Il cognome, infine, differisce dal nome anche per il momento di insorgenza, più tardo di alcuni secoli.
Il cognome, infatti, sorge in Italia tra la fine dell’Alto Medioevo e il Duecento. Fra il Trecento e il Rinascimento esso si istituzionalizza e si fissa, diventando ereditario, soprattutto dopo che il Concilio di Trento impose ai parroci l’annotazione del cognome negli atti matrimoniali (per evitare matrimoni tra consanguinei).
La necessità del cognome, come identificazione del gruppo familiare e ulteriore individuazione della singola persona, si determina dove e quando, superata la struttura chiusa, aristocratica e verticistica, del feudo, si affermano nuove forme di vita sociale, economica, amministrativa e politica, più democratiche, aperte alla partecipazione di tutti i cittadini o di una larga parte della collettività.
Possiamo distinguere diversi tipi di cognome.
Il primo tipo è costituito dai cognomi formati direttamente da un nome personale: così Martino, o più spesso Martini come genitivo di appartenenza ovvero plurale di valore collettivo, “la famiglia, la casata, quelli di Martino”.
Il secondo tipo ha alla base, con lo stesso processo, un originario soprannome: così, da “il Rosso”, Rosso, con il regionale Russo e nel plurale collettivo Rossi.

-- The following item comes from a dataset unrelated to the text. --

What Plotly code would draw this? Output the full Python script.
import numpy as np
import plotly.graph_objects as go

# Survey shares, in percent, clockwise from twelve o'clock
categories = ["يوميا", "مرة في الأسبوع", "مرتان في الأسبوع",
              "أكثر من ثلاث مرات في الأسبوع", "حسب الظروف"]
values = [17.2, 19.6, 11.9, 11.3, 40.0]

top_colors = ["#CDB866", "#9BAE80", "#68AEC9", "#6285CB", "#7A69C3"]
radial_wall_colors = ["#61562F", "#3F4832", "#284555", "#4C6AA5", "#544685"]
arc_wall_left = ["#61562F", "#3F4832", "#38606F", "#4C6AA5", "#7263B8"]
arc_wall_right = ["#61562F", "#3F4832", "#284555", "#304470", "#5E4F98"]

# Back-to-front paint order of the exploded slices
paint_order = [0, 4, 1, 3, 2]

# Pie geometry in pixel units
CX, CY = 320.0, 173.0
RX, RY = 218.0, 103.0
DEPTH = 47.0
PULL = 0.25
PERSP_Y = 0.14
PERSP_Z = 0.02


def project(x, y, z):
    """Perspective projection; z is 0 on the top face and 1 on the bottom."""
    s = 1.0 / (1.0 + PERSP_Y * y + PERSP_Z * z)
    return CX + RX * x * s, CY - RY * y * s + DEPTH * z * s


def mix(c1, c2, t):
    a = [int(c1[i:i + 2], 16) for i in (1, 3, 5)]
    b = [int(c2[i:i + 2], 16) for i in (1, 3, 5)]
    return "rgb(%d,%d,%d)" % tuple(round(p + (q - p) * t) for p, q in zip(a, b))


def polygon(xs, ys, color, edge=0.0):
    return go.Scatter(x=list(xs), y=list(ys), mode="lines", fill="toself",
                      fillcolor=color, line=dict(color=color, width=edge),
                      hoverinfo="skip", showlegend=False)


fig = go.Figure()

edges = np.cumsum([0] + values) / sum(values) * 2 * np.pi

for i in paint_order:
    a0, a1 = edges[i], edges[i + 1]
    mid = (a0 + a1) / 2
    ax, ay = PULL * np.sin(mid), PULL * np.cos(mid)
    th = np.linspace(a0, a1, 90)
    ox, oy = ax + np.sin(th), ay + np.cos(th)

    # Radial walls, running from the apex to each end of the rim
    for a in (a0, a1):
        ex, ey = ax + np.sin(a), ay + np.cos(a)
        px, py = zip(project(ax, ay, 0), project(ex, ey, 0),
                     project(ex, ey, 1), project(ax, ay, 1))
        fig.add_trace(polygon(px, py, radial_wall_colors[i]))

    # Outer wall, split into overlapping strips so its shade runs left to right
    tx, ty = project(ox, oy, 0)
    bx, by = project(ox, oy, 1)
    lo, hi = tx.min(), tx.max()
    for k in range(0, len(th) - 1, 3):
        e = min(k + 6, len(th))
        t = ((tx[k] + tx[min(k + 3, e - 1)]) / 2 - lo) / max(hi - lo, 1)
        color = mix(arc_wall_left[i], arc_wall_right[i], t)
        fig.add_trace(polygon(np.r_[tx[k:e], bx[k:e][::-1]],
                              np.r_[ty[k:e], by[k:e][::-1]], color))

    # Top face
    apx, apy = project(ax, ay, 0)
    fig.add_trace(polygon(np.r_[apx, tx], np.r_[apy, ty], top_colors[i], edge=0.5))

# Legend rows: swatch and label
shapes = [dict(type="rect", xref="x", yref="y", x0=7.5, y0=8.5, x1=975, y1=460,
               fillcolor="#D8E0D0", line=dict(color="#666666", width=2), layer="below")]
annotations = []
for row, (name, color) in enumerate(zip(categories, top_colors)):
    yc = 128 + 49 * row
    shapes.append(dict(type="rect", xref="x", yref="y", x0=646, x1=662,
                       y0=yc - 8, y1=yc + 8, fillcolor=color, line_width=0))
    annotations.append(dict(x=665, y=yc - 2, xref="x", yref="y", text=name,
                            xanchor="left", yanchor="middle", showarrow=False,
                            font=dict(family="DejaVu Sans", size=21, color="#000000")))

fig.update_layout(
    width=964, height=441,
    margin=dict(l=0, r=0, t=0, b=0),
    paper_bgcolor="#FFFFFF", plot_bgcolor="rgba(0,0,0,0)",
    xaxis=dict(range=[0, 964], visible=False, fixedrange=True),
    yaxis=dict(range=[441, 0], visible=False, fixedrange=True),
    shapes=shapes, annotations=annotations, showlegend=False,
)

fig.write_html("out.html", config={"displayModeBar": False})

Il terzo tipo comprende i cognomi formati o derivati da determinazioni aggiuntive che avevano e a volte hanno ancora la funzione di identificare ulteriormente un individuo, oltre che con il nome personale, con l’indicazione di una sua particolare condizione: è il tipo più complesso, e richiede quindi un’articolazione, secondo la natura della condizione, in almeno tre sottotipi. Il primo è costituito dai patronimici e dai più rari matronimici: il rapporto “figlio di…” può essere espresso morfologicamente con la preposizione di o de, anche nelle varie forme articolate, come Di Giovanni, De Luca, D’Angelo, Del Rosso, Della Vedova; con l’articolo determinativo lo o la (forma propria del Sud), come Lo Russo, La Rosa; con l’abbreviazione fi’ di figlio (forma ormai rarissima e propria della Toscana), come Firidolfi, cioè figlio di Rodolfo; infine con il semplice nome personale o soprannome, nei patronimici per lo più terminante in -i (continuazione della più diffusa desinenza in –i del genitivo del latino medievale, soprattutto cancelleresco e notarile, cioè “figlio di…”), come Martino o Martini, Gatto o Gatti (e in questo caso si confonde totalmente con il primo tipo).
Il secondo sottotipo ha alla base l’indicazione del paese, della città di origine o di provenienza, della persona o del gruppo familiare, espressa sia con un aggettivo etnico, come Albanese, Spagnolo, Lombardi, Napolitano o Montanari, Valligiano; sia con il toponimo introdotto dalle preposizioni di e da o, nel Sud, determinato dall’articolo lo e la, come Di Napoli e Da Ponte, Del Monte o Dalla Costa, Lo Castro e La Rocca; sia con il semplice toponimo, come Alemagna e Francia, Milani e Napoli, Costa, Monti, Ponte, Riva, Valle.
Il terzo sottotipo ha alla base l’indicazione del mestiere o della professione: Barbieri, Ferrari o Fabbri, Santi, Cavalieri, Giudici e Podestà, Abate e Monaco, Preti, Barba (cioè “zio” o “pastore valdese”) e Padrino o Santoli. Determinazioni, queste, che possono anche essere alla base di un patronimico o di un matronimico, come Del Giudice e Della Monaca, Lo Console e La Burbera, e quindi rientrare nel primo sottotipo.
Sussiste infine un gruppo di cognomi che non hanno uno specifico etimo onomastico, anzi partecipano ora all’uno ora all’altro dei tre tipi fondamentali, e non possono quindi costituire un tipo a sé. Sono i cognomi imposti in passato dai parroci, dai responsabili di orfanotrofi, dagli stessi ufficiali di stato civile, a bambini abbandonati e trovatelli, figli d’ignoti: Esposito, Esposto o Esposti, o Degli Esposti, e Proietti, Trovati; Ignoti e Incerti o D’Ignoti e D’incerti; Innocenti o Degli Innocenti; Nocenti e Nocentini, Casadei o Casadidio, Casadio; Della Pietà, Diotaiuti, Diotallevi e Allevi, Sperindio.È un gruppo esile, ma rilevante per l’alto numero di famiglie tuttora denominate con alcune di queste forme.